Having established himself in arthouse highlights like FLESH FOR FRANKENSTEIN and BLOOD FOR DRACULA, Germany’s Udo Kier is better known as a menacing presence in countless movies (he’s starred in over 274 to date). Now he’s done a Terence Stamp (to whom he bears an uncanny resemblance), and gone against type to embrace a wig and makeup in the rather touching drama, SWAN SONG.


Pat Pitsenbarger (Kier) was a big-fish hair-stylist in the small-pond of an unremarkable, mid-west town. He was a byword for glamour, the town’s Liberace until age put Pat in an old-folks home where he swapped his safari suit for sweatshirts and has been left to sneak cigarettes when grouchy nurses aren’t looking. His is the future we all fear.

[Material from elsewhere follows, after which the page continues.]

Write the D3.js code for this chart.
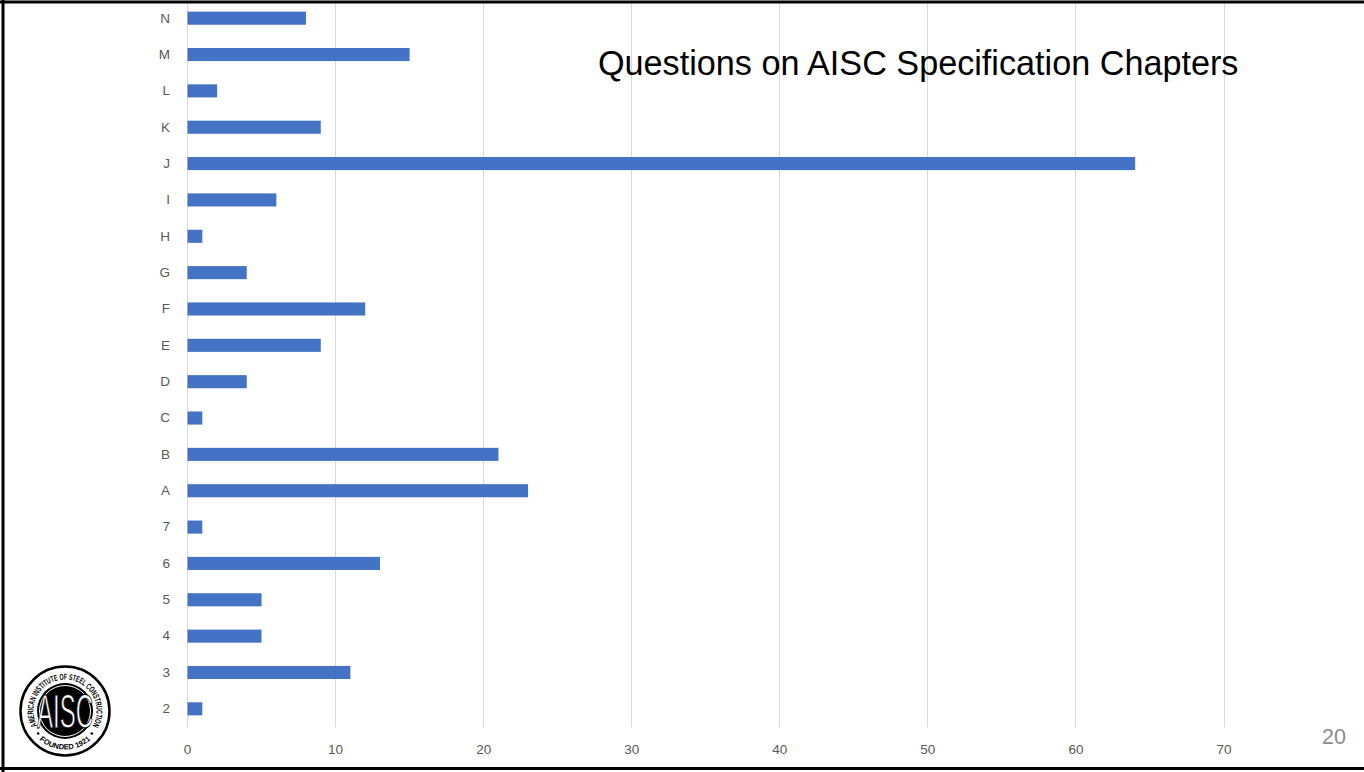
<!DOCTYPE html>
<html>
<head>
<meta charset="utf-8">
<script src="https://cdn.jsdelivr.net/npm/d3@7"></script>
<style>
  html, body { margin: 0; padding: 0; background: #fff; }
  svg { display: block; }
</style>
</head>
<body>
<svg id="chart" width="1364" height="772"></svg>
<script>
// ---- data ----
const categories = ["N","M","L","K","J","I","H","G","F","E","D","C","B","A","7","6","5","4","3","2"];
const values     = [ 8, 15,  2,  9, 64,  6,  1,  4, 12,  9,  4,  1, 21, 23,  1, 13,  5,  5, 11,  1];
const xTicks     = [0, 10, 20, 30, 40, 50, 60, 70];
const titleText  = "Questions on AISC Specification Chapters";
const pageNumber = "20";

const svg = d3.select("#chart");
const W = 1364, H = 772;

svg.append("rect").attr("width", W).attr("height", H).attr("fill", "#fff");

const x = d3.scaleLinear().domain([0, 70]).range([187, 1223.5]);
const y = d3.scaleBand().domain(categories).range([0, 727]).paddingInner(0.64).paddingOuter(0.32);

// gridlines
svg.append("g").selectAll("line").data(xTicks).join("line")
  .attr("x1", d => Math.round(x(d)) + 0.5).attr("x2", d => Math.round(x(d)) + 0.5)
  .attr("y1", 0).attr("y2", 727)
  .attr("stroke", "#d9d9d9").attr("stroke-width", 1);

// bars
svg.append("g").selectAll("rect").data(categories).join("rect")
  .attr("x", x(0) + 0.5)
  .attr("y", d => y(d))
  .attr("width", (d, i) => x(values[i]) - x(0))
  .attr("height", y.bandwidth())
  .attr("fill", "#4472c4");

// x axis tick labels
const xAxis = d3.axisBottom(x).tickValues(xTicks).tickSize(0).tickPadding(0);
const gx = svg.append("g").attr("transform", "translate(0,742)").call(xAxis);
gx.select(".domain").remove();
gx.selectAll("text").attr("fill", "#595959").attr("font-family", "Liberation Sans, Arial, sans-serif")
  .attr("font-size", 13.5).attr("dy", "0.9em").attr("y", 0);

// y axis labels
const yAxis = d3.axisLeft(y).tickSize(0).tickPadding(0);
const gy = svg.append("g").attr("transform", "translate(170,0)").call(yAxis);
gy.select(".domain").remove();
gy.selectAll("text").attr("fill", "#595959").attr("font-family", "Liberation Sans, Arial, sans-serif")
  .attr("font-size", 13.5);

// title
svg.append("text").attr("x", 598).attr("y", 74.5)
  .attr("font-family", "Liberation Sans, Arial, sans-serif").attr("font-size", 34.2)
  .attr("fill", "#000").text(titleText);

// page number
svg.append("text").attr("x", 1346).attr("y", 744).attr("text-anchor", "end")
  .attr("font-family", "Liberation Sans, Arial, sans-serif").attr("font-size", 21.5)
  .attr("fill", "#8c8c8c").text(pageNumber);

// frame
svg.append("line").attr("x1", 0).attr("x2", W).attr("y1", 2).attr("y2", 2).attr("stroke", "#000").attr("stroke-width", 3);
svg.append("line").attr("x1", 0).attr("x2", W).attr("y1", 768.5).attr("y2", 768.5).attr("stroke", "#000").attr("stroke-width", 3);
svg.append("line").attr("x1", 3).attr("x2", 3).attr("y1", 0).attr("y2", H).attr("stroke", "#000").attr("stroke-width", 3);

// AISC logo
const logo = svg.append("g").attr("transform", "translate(65,711)");
logo.append("circle").attr("r", 44.5).attr("fill", "#fff").attr("stroke", "#000").attr("stroke-width", 2.5);
const defs = svg.append("defs");
const rt = 31.5, a0 = 30 * Math.PI / 180;
defs.append("path").attr("id", "arcTop")
  .attr("d", `M ${-rt*Math.cos(a0)},${rt*Math.sin(a0)} A ${rt},${rt} 0 1 1 ${rt*Math.cos(a0)},${rt*Math.sin(a0)}`);
const rb = 38.5, b0 = 62 * Math.PI / 180;
defs.append("path").attr("id", "arcBot")
  .attr("d", `M ${-rb*Math.sin(b0)},${rb*Math.cos(b0)} A ${rb},${rb} 0 0 0 ${rb*Math.sin(b0)},${rb*Math.cos(b0)}`);
const topLen = rt * (240 * Math.PI / 180);
logo.append("text").attr("font-family", "Liberation Sans Narrow, Liberation Sans, sans-serif")
  .attr("font-weight", "bold").attr("font-size", 8.5).attr("fill", "#000")
  .append("textPath").attr("href", "#arcTop").attr("startOffset", "1%")
  .attr("textLength", topLen * 0.98).attr("lengthAdjust", "spacingAndGlyphs")
  .text("AMERICAN INSTITUTE OF STEEL CONSTRUCTION");
logo.append("text").attr("font-family", "Liberation Sans Narrow, Liberation Sans, sans-serif")
  .attr("font-weight", "bold").attr("font-size", 7.5).attr("fill", "#000")
  .append("textPath").attr("href", "#arcBot").attr("startOffset", "50%").attr("text-anchor", "middle")
  .text("FOUNDED 1921");
const dotA = 50 * Math.PI / 180;
logo.append("circle").attr("cx", -35 * Math.sin(dotA)).attr("cy", 35 * Math.cos(dotA)).attr("r", 1.3).attr("fill", "#000");
logo.append("circle").attr("cx", 35 * Math.sin(dotA)).attr("cy", 35 * Math.cos(dotA)).attr("r", 1.3).attr("fill", "#000");
logo.append("circle").attr("r", 28).attr("fill", "#000");
logo.append("circle").attr("r", 25.5).attr("fill", "none").attr("stroke", "#fff").attr("stroke-width", 1);
logo.append("text").attr("text-anchor", "middle")
  .attr("font-family", "Liberation Sans Narrow, Liberation Sans, sans-serif")
  .attr("font-size", 24).attr("fill", "#fff").attr("stroke", "#000").attr("stroke-width", 0.5)
  .attr("transform", "scale(1,2.0)").attr("y", 8.6)
  .text("AISC");
</script>
</body>
</html>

Then socialite Rita Parker Sloan (Linda Evans) dies. Her wills states that Pat must style her hair for the open casket and so, ultimate professional that he is, decides to take one last shot at the big time. He escapes the home and embarks on a (slow) journey across town while reacquainting himself with his past, the town and himself. There are also some hatchets to bury before they do the same to Mrs Sloan.


Writer/director Todd Stephens breaks with the kind of movies he’s better known for like ANOTHER GAY MOVIE and ANOTHER GAY SEQUEL. This feels altogether more personal, it’s certainly more heartfelt. He drops the shiny, bitchy gloss of Queer-LA cinema in favour of something more akin to late-90’s indie films. It’s rougher, looser and while it meanders out of focus and has some inexplicable lapses in logic, there are so many touching moments that it’s all quite forgivable.

SWAN SONG is a road film of sorts, one in which Pat encounters the town’s more colourful people, though none are as colourful as himself of course. His nemesis (a winningly dour Jennifer Coolidge cast against type) is foremost among them, a coupling that provides many of the film’s better insights. Pat also stops off at the local gay bar on closing night, a pivotal moment which has a lot to say about the disconnection between economies, community and generational need. Not to mention the danger of wearing a chandelier on your head.


As Pat comes to learn, at some point the world leaves all of us behind. This idea ensures SWAN SONG is more than a campy tale of a local legend. It digs deeper into the human experience than you first expect, revealing a soulful poignancy that rises above the sequinned premise. Stephens starts the process but it is Kier who brings it home with a sincerity that rises joyfully above any tired gay stereotype. Rough spots aside, SWAN SONG is worth your time.